### DESCRIPTION OF THE TASK
Transcribe the whole listing below without changing a word, but leave out every image.

### DATA BLOCK
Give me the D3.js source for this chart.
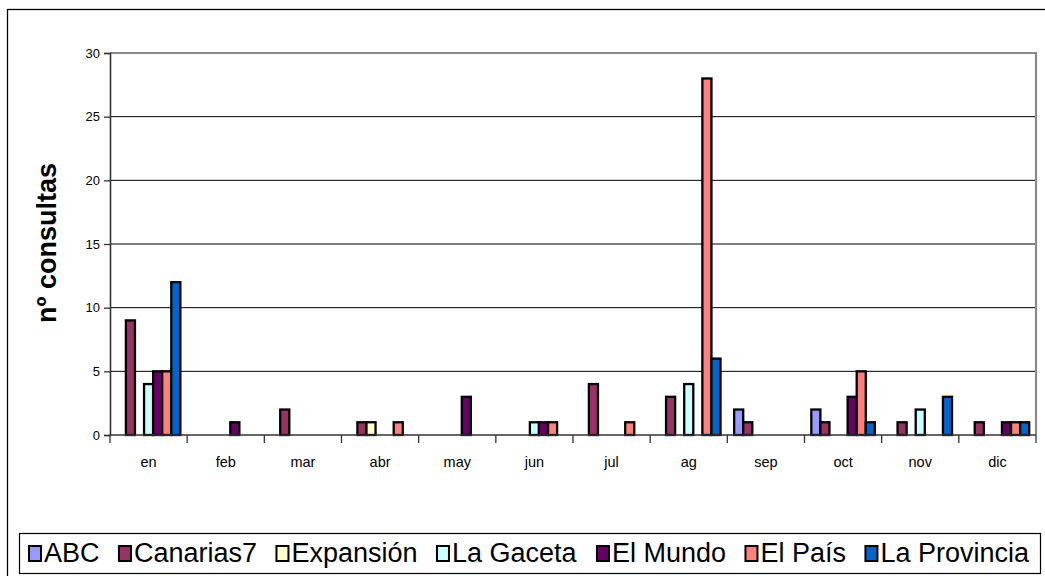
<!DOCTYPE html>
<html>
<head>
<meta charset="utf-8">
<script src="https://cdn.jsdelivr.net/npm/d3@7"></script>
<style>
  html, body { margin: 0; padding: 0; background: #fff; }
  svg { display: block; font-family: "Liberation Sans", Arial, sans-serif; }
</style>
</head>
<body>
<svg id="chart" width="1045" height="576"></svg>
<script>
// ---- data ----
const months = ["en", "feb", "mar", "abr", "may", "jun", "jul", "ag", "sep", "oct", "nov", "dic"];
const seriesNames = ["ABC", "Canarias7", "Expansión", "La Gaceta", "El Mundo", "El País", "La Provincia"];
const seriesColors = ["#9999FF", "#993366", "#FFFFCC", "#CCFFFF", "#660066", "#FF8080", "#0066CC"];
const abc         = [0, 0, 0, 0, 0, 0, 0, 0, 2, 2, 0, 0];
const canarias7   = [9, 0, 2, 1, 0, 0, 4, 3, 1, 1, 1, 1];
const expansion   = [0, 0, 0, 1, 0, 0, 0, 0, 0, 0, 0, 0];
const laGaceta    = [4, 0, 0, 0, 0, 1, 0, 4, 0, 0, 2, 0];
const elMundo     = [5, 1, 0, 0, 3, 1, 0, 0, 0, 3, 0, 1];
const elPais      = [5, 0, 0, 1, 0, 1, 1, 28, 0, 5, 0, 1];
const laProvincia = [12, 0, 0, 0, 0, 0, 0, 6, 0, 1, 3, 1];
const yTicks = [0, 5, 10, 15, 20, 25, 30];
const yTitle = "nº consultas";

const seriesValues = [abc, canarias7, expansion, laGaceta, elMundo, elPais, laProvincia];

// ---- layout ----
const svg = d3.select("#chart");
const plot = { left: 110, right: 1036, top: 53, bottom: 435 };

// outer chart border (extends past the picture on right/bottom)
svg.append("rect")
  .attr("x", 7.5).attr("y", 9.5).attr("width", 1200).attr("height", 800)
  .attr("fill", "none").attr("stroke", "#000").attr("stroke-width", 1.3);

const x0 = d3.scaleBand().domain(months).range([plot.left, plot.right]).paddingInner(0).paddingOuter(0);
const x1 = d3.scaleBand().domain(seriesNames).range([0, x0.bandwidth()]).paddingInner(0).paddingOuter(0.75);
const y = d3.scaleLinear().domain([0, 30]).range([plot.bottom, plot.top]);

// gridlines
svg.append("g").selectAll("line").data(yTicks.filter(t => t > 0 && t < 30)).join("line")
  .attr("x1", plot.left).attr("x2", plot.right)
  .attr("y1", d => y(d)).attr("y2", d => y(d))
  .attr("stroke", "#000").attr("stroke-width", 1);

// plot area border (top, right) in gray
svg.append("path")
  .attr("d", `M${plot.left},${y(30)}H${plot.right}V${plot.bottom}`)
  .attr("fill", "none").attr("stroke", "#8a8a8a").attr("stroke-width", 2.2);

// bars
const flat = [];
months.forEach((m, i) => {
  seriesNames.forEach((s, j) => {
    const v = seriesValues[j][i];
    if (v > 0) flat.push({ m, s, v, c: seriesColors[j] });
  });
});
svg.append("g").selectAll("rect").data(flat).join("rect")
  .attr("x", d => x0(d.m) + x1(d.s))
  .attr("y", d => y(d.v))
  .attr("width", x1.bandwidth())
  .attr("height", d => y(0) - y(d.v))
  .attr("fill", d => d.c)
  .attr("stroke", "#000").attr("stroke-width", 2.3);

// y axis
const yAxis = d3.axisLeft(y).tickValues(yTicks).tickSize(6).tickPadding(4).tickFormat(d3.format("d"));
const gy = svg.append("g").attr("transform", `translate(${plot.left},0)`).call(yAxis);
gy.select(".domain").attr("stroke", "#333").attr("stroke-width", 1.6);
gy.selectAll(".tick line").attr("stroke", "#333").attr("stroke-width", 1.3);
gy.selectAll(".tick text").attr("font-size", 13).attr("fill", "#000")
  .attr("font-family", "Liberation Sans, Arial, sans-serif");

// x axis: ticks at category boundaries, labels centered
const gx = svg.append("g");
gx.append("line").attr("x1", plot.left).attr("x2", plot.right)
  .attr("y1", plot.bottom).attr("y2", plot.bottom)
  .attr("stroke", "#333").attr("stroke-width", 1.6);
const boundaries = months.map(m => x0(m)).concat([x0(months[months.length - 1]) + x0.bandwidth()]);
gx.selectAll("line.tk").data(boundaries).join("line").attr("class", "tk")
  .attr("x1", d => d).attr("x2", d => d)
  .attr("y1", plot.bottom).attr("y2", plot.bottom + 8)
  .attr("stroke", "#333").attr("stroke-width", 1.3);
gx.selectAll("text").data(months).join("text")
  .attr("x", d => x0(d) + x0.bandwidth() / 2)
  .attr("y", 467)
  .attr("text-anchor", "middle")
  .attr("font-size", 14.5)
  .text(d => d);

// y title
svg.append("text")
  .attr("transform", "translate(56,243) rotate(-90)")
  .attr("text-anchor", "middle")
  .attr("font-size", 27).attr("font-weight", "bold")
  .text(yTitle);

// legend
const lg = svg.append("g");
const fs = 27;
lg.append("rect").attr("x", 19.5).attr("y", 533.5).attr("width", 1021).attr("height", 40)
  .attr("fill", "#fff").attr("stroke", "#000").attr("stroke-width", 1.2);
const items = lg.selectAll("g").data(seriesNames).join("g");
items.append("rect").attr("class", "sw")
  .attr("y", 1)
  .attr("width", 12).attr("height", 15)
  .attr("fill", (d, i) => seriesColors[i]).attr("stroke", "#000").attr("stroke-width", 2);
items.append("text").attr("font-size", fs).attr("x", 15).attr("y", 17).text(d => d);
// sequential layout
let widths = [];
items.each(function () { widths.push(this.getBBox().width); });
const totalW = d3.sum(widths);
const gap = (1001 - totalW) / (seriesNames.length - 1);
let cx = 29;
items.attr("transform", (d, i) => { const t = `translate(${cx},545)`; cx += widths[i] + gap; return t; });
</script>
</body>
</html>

### RESULT OF THE TASK
Give me the D3.js source for this chart.
<!DOCTYPE html>
<html>
<head>
<meta charset="utf-8">
<script src="https://cdn.jsdelivr.net/npm/d3@7"></script>
<style>
  html, body { margin: 0; padding: 0; background: #fff; }
  svg { display: block; font-family: "Liberation Sans", Arial, sans-serif; }
</style>
</head>
<body>
<svg id="chart" width="1045" height="576"></svg>
<script>
// ---- data ----
const months = ["en", "feb", "mar", "abr", "may", "jun", "jul", "ag", "sep", "oct", "nov", "dic"];
const seriesNames = ["ABC", "Canarias7", "Expansión", "La Gaceta", "El Mundo", "El País", "La Provincia"];
const seriesColors = ["#9999FF", "#993366", "#FFFFCC", "#CCFFFF", "#660066", "#FF8080", "#0066CC"];
const abc         = [0, 0, 0, 0, 0, 0, 0, 0, 2, 2, 0, 0];
const canarias7   = [9, 0, 2, 1, 0, 0, 4, 3, 1, 1, 1, 1];
const expansion   = [0, 0, 0, 1, 0, 0, 0, 0, 0, 0, 0, 0];
const laGaceta    = [4, 0, 0, 0, 0, 1, 0, 4, 0, 0, 2, 0];
const elMundo     = [5, 1, 0, 0, 3, 1, 0, 0, 0, 3, 0, 1];
const elPais      = [5, 0, 0, 1, 0, 1, 1, 28, 0, 5, 0, 1];
const laProvincia = [12, 0, 0, 0, 0, 0, 0, 6, 0, 1, 3, 1];
const yTicks = [0, 5, 10, 15, 20, 25, 30];
const yTitle = "nº consultas";

const seriesValues = [abc, canarias7, expansion, laGaceta, elMundo, elPais, laProvincia];

// ---- layout ----
const svg = d3.select("#chart");
const plot = { left: 110, right: 1036, top: 53, bottom: 435 };

// outer chart border (extends past the picture on right/bottom)
svg.append("rect")
  .attr("x", 7.5).attr("y", 9.5).attr("width", 1200).attr("height", 800)
  .attr("fill", "none").attr("stroke", "#000").attr("stroke-width", 1.3);

const x0 = d3.scaleBand().domain(months).range([plot.left, plot.right]).paddingInner(0).paddingOuter(0);
const x1 = d3.scaleBand().domain(seriesNames).range([0, x0.bandwidth()]).paddingInner(0).paddingOuter(0.75);
const y = d3.scaleLinear().domain([0, 30]).range([plot.bottom, plot.top]);

// gridlines
svg.append("g").selectAll("line").data(yTicks.filter(t => t > 0 && t < 30)).join("line")
  .attr("x1", plot.left).attr("x2", plot.right)
  .attr("y1", d => y(d)).attr("y2", d => y(d))
  .attr("stroke", "#000").attr("stroke-width", 1);

// plot area border (top, right) in gray
svg.append("path")
  .attr("d", `M${plot.left},${y(30)}H${plot.right}V${plot.bottom}`)
  .attr("fill", "none").attr("stroke", "#8a8a8a").attr("stroke-width", 2.2);

// bars
const flat = [];
months.forEach((m, i) => {
  seriesNames.forEach((s, j) => {
    const v = seriesValues[j][i];
    if (v > 0) flat.push({ m, s, v, c: seriesColors[j] });
  });
});
svg.append("g").selectAll("rect").data(flat).join("rect")
  .attr("x", d => x0(d.m) + x1(d.s))
  .attr("y", d => y(d.v))
  .attr("width", x1.bandwidth())
  .attr("height", d => y(0) - y(d.v))
  .attr("fill", d => d.c)
  .attr("stroke", "#000").attr("stroke-width", 2.3);

// y axis
const yAxis = d3.axisLeft(y).tickValues(yTicks).tickSize(6).tickPadding(4).tickFormat(d3.format("d"));
const gy = svg.append("g").attr("transform", `translate(${plot.left},0)`).call(yAxis);
gy.select(".domain").attr("stroke", "#333").attr("stroke-width", 1.6);
gy.selectAll(".tick line").attr("stroke", "#333").attr("stroke-width", 1.3);
gy.selectAll(".tick text").attr("font-size", 13).attr("fill", "#000")
  .attr("font-family", "Liberation Sans, Arial, sans-serif");

// x axis: ticks at category boundaries, labels centered
const gx = svg.append("g");
gx.append("line").attr("x1", plot.left).attr("x2", plot.right)
  .attr("y1", plot.bottom).attr("y2", plot.bottom)
  .attr("stroke", "#333").attr("stroke-width", 1.6);
const boundaries = months.map(m => x0(m)).concat([x0(months[months.length - 1]) + x0.bandwidth()]);
gx.selectAll("line.tk").data(boundaries).join("line").attr("class", "tk")
  .attr("x1", d => d).attr("x2", d => d)
  .attr("y1", plot.bottom).attr("y2", plot.bottom + 8)
  .attr("stroke", "#333").attr("stroke-width", 1.3);
gx.selectAll("text").data(months).join("text")
  .attr("x", d => x0(d) + x0.bandwidth() / 2)
  .attr("y", 467)
  .attr("text-anchor", "middle")
  .attr("font-size", 14.5)
  .text(d => d);

// y title
svg.append("text")
  .attr("transform", "translate(56,243) rotate(-90)")
  .attr("text-anchor", "middle")
  .attr("font-size", 27).attr("font-weight", "bold")
  .text(yTitle);

// legend
const lg = svg.append("g");
const fs = 27;
lg.append("rect").attr("x", 19.5).attr("y", 533.5).attr("width", 1021).attr("height", 40)
  .attr("fill", "#fff").attr("stroke", "#000").attr("stroke-width", 1.2);
const items = lg.selectAll("g").data(seriesNames).join("g");
items.append("rect").attr("class", "sw")
  .attr("y", 1)
  .attr("width", 12).attr("height", 15)
  .attr("fill", (d, i) => seriesColors[i]).attr("stroke", "#000").attr("stroke-width", 2);
items.append("text").attr("font-size", fs).attr("x", 15).attr("y", 17).text(d => d);
// sequential layout
let widths = [];
items.each(function () { widths.push(this.getBBox().width); });
const totalW = d3.sum(widths);
const gap = (1001 - totalW) / (seriesNames.length - 1);
let cx = 29;
items.attr("transform", (d, i) => { const t = `translate(${cx},545)`; cx += widths[i] + gap; return t; });
</script>
</body>
</html>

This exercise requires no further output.